Lulu brachte die freien Tage dagegen auf dem Tafelberg zu, von dem er einige sehr hübsche Bilder heimbrachte, welche nebst den auf der Reise gemachten Aufnahmen auf der kürzlich abgehaltenen photographischen Ausstellung in London, und nachher in einer Sitzung der Berliner Gesellschaft für Erdkunde am 7. November 1885 ausgestellt wurden. In letzterer Gesellschaft hielt ich gleichzeitig einen deutschen Vortrag über meine Reise durch die Kalahari, wie ebenfalls später in England, am 8. März 1886, vor der Königlichen Geographischen Gesellschaft in London.

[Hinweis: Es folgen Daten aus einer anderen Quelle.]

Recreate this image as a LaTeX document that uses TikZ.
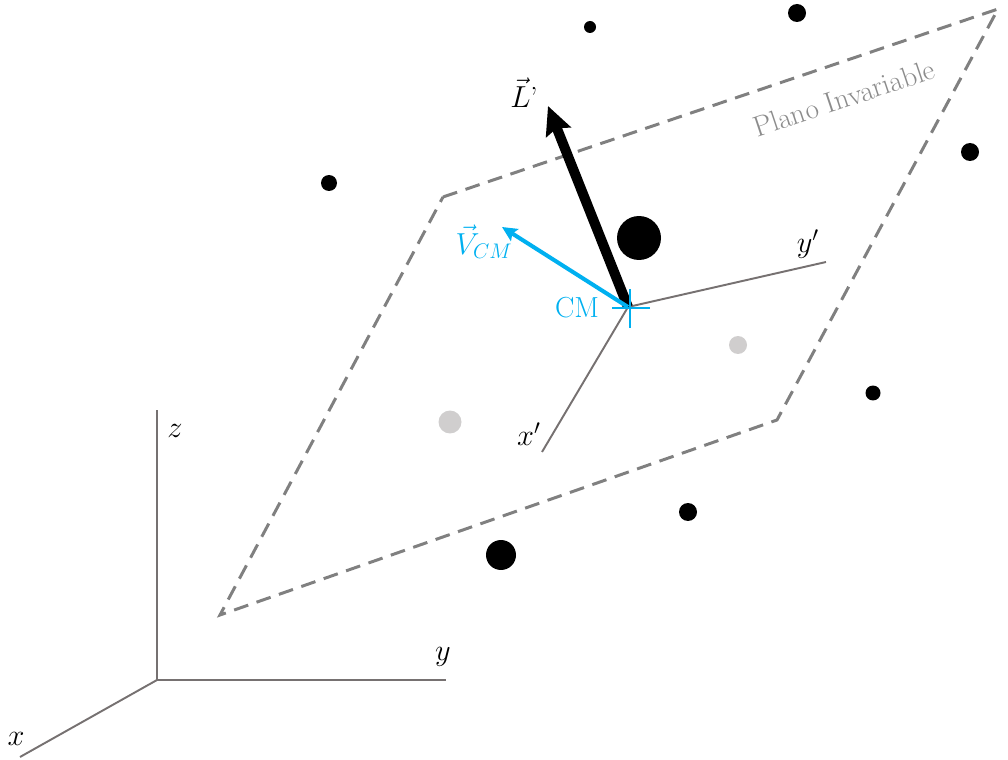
\documentclass[tikz,border=0pt]{standalone}
\usepackage{amsmath}
\usetikzlibrary{arrows.meta}
\definecolor{cmcyan}{HTML}{00B0F0}
\definecolor{ejegris}{HTML}{767171}
\definecolor{planogris}{HTML}{808080}
\definecolor{textogris}{HTML}{8C8C8C}
\definecolor{masagris}{HTML}{D0CECE}

\begin{document}
\begin{tikzpicture}[x=0.02cm, y=-0.02cm, >=Stealth, font=\fontsize{16.5}{19}\selectfont,
    eje/.style={draw=ejegris, line width=1.1pt},
    plano/.style={draw=planogris, line width=1.7pt, dash pattern=on 8.5pt off 5pt},
    masa/.style={circle, fill=black, inner sep=0pt, minimum size=#1},
    masaclara/.style={circle, fill=masagris, inner sep=0pt, minimum size=#1}]
    \useasboundingbox (0,0) rectangle (1008,760);

    % Plano invariable
    \coordinate (p1) at (443,197);
    \coordinate (p2) at (998,9);
    \coordinate (p3) at (777,420);
    \coordinate (p4) at (220,615);
    \draw[plano] (p1) -- (p2) -- (p3) -- (p4) -- cycle;
    \node[textogris, rotate=18.5] (plano) at (844,98) {Plano Invariable};

    % Ejes fijos
    \coordinate (O) at (157,680);
    \coordinate (zfin) at (157,410);
    \coordinate (yfin) at (446,680);
    \coordinate (xfin) at (20,757);
    \draw[eje] (zfin) -- (O) -- (yfin);
    \draw[eje] (O) -- (xfin);
    \node (zlab) at (175,431) {$z$};
    \node (ylab) at (443,657) {$y$};
    \node (xlab) at (16,739) {$x$};

    % Ejes del centro de masa
    \coordinate (CM) at (628,307);
    \coordinate (xpfin) at (542,452);
    \coordinate (ypfin) at (826,262);
    \draw[eje] (CM) -- (xpfin);
    \draw[eje] (CM) -- (ypfin);
    \node (xplab) at (529,434) {$x'$};
    \node (yplab) at (808,244) {$y'$};

    % Masas
    \node[masa=0.24cm] (m1) at (590,27) {};
    \node[masa=0.36cm] (m2) at (797,13) {};
    \node[masa=0.32cm] (m3) at (329,183) {};
    \node[masa=0.36cm] (m4) at (970,152) {};
    \node[masa=0.88cm] (m5) at (639,238) {};
    \node[masa=0.30cm] (m6) at (873,393) {};
    \node[masa=0.36cm] (m7) at (688,512) {};
    \node[masa=0.60cm] (m8) at (501,555) {};
    \node[masaclara=0.36cm] (m9) at (738,345) {};
    \node[masaclara=0.46cm] (m10) at (450,422) {};

    % Vectores
    \coordinate (Ltip) at (548,106);
    \coordinate (Vtip) at (502,227);
    \draw[-{Stealth[length=16pt, width=15pt, inset=2.5pt]}, line width=5.7pt] (CM) -- (Ltip);
    \draw[-{Stealth[length=8.5pt, width=8pt, inset=1.5pt]}, cmcyan, line width=2.3pt] (CM) -- (Vtip);
    \node (Llab) at (524,93) {$\vec{L}$'};
    \node[cmcyan] (Vlab) at (484,242) {$\vec{V}_{CM}$};

    % Cruz del CM
    \draw[cmcyan, line width=1.5pt] (612,308) -- (650,308);
    \draw[cmcyan, line width=1.5pt] (630,289) -- (630,328);
    \node[cmcyan] (CMlab) at (577,308) {CM};
\end{tikzpicture}
\end{document}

Alle Illustrationen in diesem Werk stammen von photographischen Aufnahmen meines Reisegefährten Lulu, mit alleiniger Ausnahme des Bildes von den großen „Hercules-Fällen“ im Oranjefluss bei Hochwasser, welchem eine unter den ungewöhnlichsten Umständen entworfene Zeichnung zu Grunde liegt, wie an der betreffenden Stelle weiter ausgeführt ist.

Vielleicht darf ich noch hinzufügen, dass außer der Herstellung der von gymnastischer wie von photographischer Seite gleich schwierigen Aufnahmen der größten und unzugänglichsten Wasserfälle der Welt, der Hundert Fälle des Oranjeflusses, meine Reise dazu beigetragen hat, die allgemein herrschende Vorstellung zu beseitigen, dass die Kalahari eine unfruchtbare Wildniss sei.

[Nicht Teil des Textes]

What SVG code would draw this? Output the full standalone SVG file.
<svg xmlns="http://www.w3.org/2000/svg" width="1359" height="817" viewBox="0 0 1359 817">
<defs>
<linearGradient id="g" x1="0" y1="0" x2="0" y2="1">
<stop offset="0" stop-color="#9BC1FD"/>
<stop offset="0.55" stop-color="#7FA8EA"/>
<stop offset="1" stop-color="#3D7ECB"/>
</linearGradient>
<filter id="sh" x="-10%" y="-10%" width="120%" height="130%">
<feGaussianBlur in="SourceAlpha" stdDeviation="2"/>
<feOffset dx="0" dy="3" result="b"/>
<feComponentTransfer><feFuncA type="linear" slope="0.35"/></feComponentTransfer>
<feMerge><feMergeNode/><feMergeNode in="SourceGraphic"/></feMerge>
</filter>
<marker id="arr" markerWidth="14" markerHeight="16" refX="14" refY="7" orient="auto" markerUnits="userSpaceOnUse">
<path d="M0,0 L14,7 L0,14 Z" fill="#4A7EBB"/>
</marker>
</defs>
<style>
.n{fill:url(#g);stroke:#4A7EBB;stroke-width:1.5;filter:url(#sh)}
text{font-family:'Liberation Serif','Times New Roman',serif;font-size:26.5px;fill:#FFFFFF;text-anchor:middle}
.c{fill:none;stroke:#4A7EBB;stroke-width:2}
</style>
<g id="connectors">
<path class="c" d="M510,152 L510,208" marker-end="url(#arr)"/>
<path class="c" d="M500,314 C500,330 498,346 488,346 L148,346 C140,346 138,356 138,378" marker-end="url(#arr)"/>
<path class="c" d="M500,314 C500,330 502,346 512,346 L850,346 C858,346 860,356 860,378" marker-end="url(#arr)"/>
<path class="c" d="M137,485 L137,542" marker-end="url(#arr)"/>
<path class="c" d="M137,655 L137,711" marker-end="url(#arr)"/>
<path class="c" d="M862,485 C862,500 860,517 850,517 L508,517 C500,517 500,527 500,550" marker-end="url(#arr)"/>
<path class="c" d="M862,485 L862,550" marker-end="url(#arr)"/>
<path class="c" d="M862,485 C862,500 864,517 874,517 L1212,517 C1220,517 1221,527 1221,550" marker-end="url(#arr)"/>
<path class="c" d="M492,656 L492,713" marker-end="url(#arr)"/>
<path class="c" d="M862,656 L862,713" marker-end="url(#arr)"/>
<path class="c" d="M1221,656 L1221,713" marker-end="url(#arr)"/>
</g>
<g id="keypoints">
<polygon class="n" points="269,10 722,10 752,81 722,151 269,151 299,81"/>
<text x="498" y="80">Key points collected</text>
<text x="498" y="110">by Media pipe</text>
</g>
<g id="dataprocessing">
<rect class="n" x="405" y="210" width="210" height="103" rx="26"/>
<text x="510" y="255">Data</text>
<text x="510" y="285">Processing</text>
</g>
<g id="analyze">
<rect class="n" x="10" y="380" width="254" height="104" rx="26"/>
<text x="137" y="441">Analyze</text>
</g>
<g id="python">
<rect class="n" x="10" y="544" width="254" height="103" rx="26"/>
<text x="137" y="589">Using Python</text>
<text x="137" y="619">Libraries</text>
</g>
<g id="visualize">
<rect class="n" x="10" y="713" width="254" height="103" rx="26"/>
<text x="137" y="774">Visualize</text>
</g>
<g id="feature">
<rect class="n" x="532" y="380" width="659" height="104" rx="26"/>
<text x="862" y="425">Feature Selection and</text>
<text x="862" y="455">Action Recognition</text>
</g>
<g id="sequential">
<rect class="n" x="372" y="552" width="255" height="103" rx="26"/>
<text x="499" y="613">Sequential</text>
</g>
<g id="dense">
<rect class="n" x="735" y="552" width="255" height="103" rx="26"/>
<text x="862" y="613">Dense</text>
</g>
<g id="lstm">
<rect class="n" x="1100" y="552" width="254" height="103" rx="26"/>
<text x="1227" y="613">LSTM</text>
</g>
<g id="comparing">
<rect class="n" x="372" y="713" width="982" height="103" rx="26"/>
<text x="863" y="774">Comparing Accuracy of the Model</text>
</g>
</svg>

Die Genugtuung, mit welcher mich diese beiden Hauptresultate meiner Reise erfüllen, entschädigt mich mehr als nötig für alle Gefahren und Mühseligkeiten der Reise.

Um den Ansprüchen der Leser auch in naturgeschichtlicher und geographischer Richtung einigermassen gerecht zu werden, habe ich am Schlüsse eine Schilderung der Fauna und Flora der Kalahari nebst einem Schlüssel zu der beigegebenen Kartenskizze folgen lassen.